### Your objective
The records below are to be copied word for word, with every picture left out.

### Dataset excerpts
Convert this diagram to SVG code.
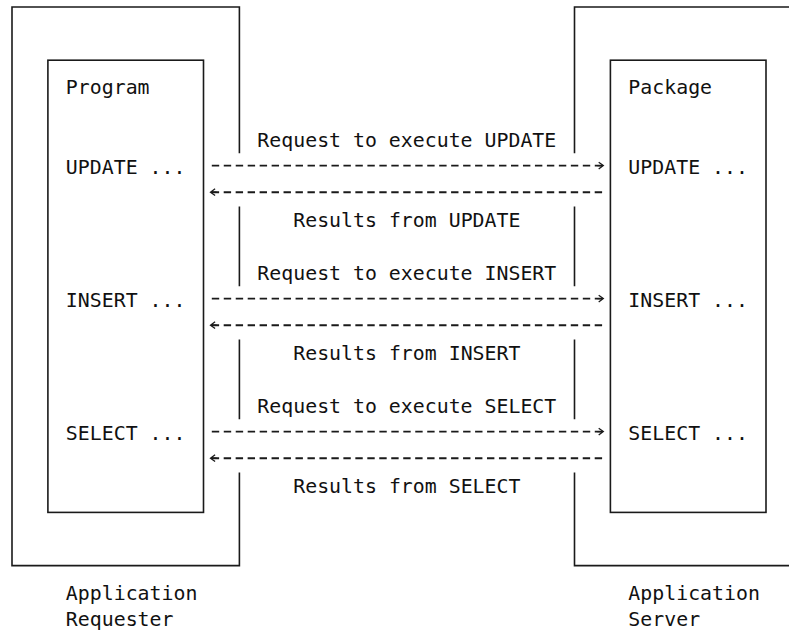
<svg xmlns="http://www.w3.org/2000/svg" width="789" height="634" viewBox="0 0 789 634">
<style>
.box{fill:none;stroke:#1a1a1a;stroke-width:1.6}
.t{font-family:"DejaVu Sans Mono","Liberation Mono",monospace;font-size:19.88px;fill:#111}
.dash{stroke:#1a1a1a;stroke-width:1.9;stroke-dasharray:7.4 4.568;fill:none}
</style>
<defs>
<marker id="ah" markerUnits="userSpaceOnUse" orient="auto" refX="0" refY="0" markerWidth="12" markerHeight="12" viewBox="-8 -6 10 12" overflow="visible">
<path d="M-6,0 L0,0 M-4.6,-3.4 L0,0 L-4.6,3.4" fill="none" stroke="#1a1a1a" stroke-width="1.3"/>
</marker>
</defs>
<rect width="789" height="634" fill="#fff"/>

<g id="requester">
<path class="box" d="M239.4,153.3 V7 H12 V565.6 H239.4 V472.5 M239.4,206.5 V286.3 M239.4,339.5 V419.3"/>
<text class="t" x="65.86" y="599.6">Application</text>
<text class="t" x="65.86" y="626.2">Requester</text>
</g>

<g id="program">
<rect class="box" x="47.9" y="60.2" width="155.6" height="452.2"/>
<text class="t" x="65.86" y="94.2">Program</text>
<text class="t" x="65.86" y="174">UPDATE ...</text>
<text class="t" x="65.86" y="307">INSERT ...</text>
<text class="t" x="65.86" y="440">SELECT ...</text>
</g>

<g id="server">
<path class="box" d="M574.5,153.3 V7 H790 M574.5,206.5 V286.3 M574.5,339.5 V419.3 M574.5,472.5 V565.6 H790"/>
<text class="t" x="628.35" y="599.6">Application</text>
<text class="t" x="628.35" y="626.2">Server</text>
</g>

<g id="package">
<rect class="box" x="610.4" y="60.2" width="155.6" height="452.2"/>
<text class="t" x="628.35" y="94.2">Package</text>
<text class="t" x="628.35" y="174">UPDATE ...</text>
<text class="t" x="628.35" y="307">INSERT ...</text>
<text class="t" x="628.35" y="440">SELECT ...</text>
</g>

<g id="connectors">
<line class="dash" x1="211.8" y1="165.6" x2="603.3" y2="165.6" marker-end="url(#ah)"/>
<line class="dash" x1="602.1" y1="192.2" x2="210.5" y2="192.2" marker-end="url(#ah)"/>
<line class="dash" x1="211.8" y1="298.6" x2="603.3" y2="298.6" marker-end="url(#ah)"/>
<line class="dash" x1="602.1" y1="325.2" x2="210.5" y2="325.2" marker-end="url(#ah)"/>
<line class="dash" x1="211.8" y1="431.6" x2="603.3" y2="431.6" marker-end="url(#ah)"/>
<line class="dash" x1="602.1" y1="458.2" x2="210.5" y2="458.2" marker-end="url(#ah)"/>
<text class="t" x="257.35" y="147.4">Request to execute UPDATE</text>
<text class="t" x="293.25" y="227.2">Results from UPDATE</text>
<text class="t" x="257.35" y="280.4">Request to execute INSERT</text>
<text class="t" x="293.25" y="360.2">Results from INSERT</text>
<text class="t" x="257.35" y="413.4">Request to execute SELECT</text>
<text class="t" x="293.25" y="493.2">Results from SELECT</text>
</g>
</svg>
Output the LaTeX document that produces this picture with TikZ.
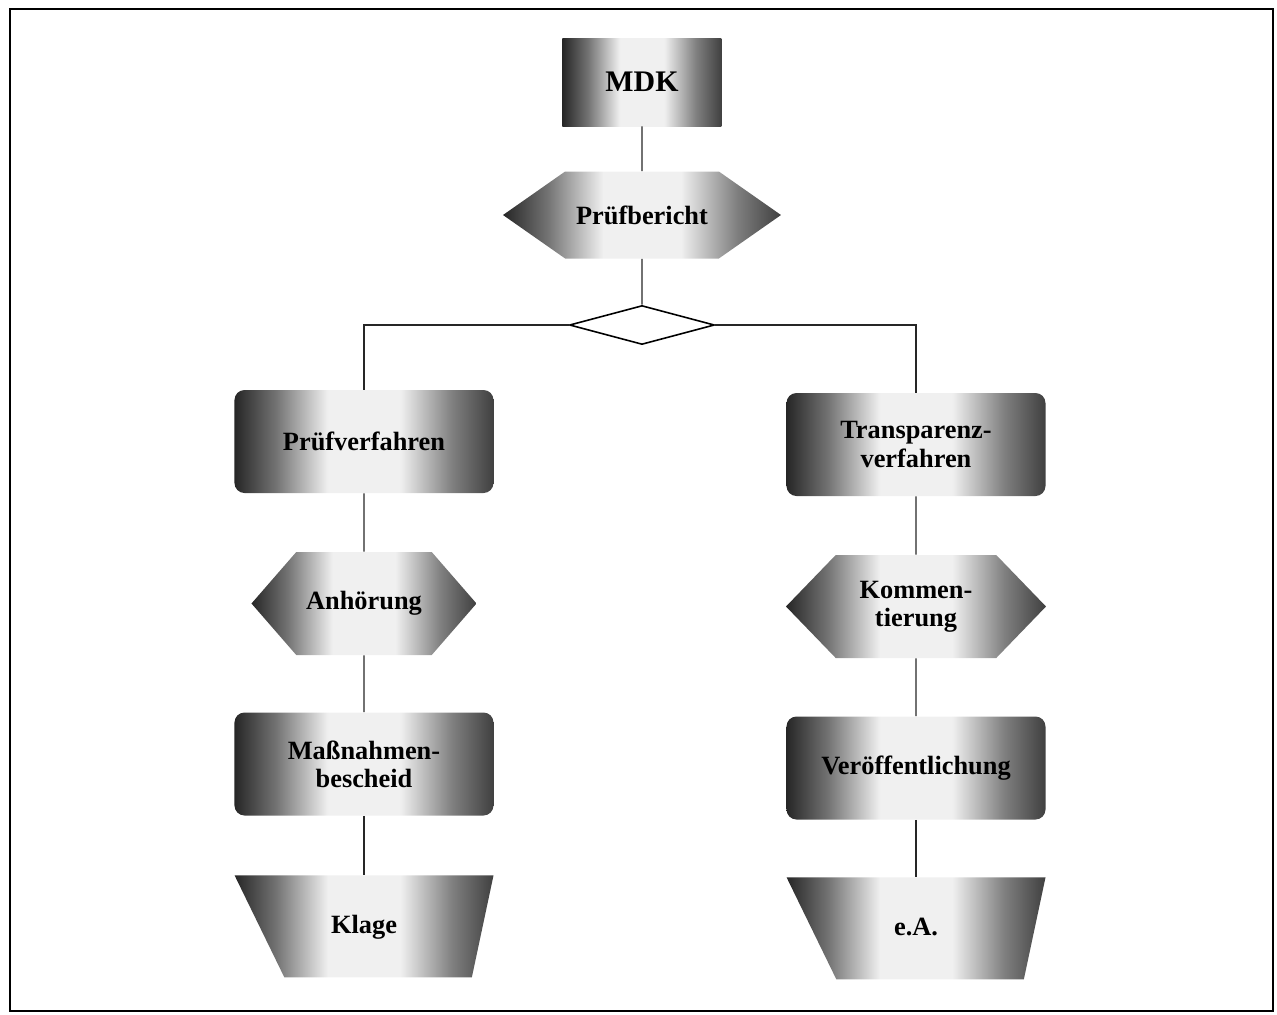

### Problem solution
Convert this diagram to SVG code.
<svg xmlns="http://www.w3.org/2000/svg" width="789" height="634" viewBox="0 0 789 634">
<style>
.box{fill:none;stroke:#1a1a1a;stroke-width:1.6}
.t{font-family:"DejaVu Sans Mono","Liberation Mono",monospace;font-size:19.88px;fill:#111}
.dash{stroke:#1a1a1a;stroke-width:1.9;stroke-dasharray:7.4 4.568;fill:none}
</style>
<defs>
<marker id="ah" markerUnits="userSpaceOnUse" orient="auto" refX="0" refY="0" markerWidth="12" markerHeight="12" viewBox="-8 -6 10 12" overflow="visible">
<path d="M-6,0 L0,0 M-4.6,-3.4 L0,0 L-4.6,3.4" fill="none" stroke="#1a1a1a" stroke-width="1.3"/>
</marker>
</defs>
<rect width="789" height="634" fill="#fff"/>

<g id="requester">
<path class="box" d="M239.4,153.3 V7 H12 V565.6 H239.4 V472.5 M239.4,206.5 V286.3 M239.4,339.5 V419.3"/>
<text class="t" x="65.86" y="599.6">Application</text>
<text class="t" x="65.86" y="626.2">Requester</text>
</g>

<g id="program">
<rect class="box" x="47.9" y="60.2" width="155.6" height="452.2"/>
<text class="t" x="65.86" y="94.2">Program</text>
<text class="t" x="65.86" y="174">UPDATE ...</text>
<text class="t" x="65.86" y="307">INSERT ...</text>
<text class="t" x="65.86" y="440">SELECT ...</text>
</g>

<g id="server">
<path class="box" d="M574.5,153.3 V7 H790 M574.5,206.5 V286.3 M574.5,339.5 V419.3 M574.5,472.5 V565.6 H790"/>
<text class="t" x="628.35" y="599.6">Application</text>
<text class="t" x="628.35" y="626.2">Server</text>
</g>

<g id="package">
<rect class="box" x="610.4" y="60.2" width="155.6" height="452.2"/>
<text class="t" x="628.35" y="94.2">Package</text>
<text class="t" x="628.35" y="174">UPDATE ...</text>
<text class="t" x="628.35" y="307">INSERT ...</text>
<text class="t" x="628.35" y="440">SELECT ...</text>
</g>

<g id="connectors">
<line class="dash" x1="211.8" y1="165.6" x2="603.3" y2="165.6" marker-end="url(#ah)"/>
<line class="dash" x1="602.1" y1="192.2" x2="210.5" y2="192.2" marker-end="url(#ah)"/>
<line class="dash" x1="211.8" y1="298.6" x2="603.3" y2="298.6" marker-end="url(#ah)"/>
<line class="dash" x1="602.1" y1="325.2" x2="210.5" y2="325.2" marker-end="url(#ah)"/>
<line class="dash" x1="211.8" y1="431.6" x2="603.3" y2="431.6" marker-end="url(#ah)"/>
<line class="dash" x1="602.1" y1="458.2" x2="210.5" y2="458.2" marker-end="url(#ah)"/>
<text class="t" x="257.35" y="147.4">Request to execute UPDATE</text>
<text class="t" x="293.25" y="227.2">Results from UPDATE</text>
<text class="t" x="257.35" y="280.4">Request to execute INSERT</text>
<text class="t" x="293.25" y="360.2">Results from INSERT</text>
<text class="t" x="257.35" y="413.4">Request to execute SELECT</text>
<text class="t" x="293.25" y="493.2">Results from SELECT</text>
</g>
</svg>
Output the LaTeX document that produces this picture with TikZ.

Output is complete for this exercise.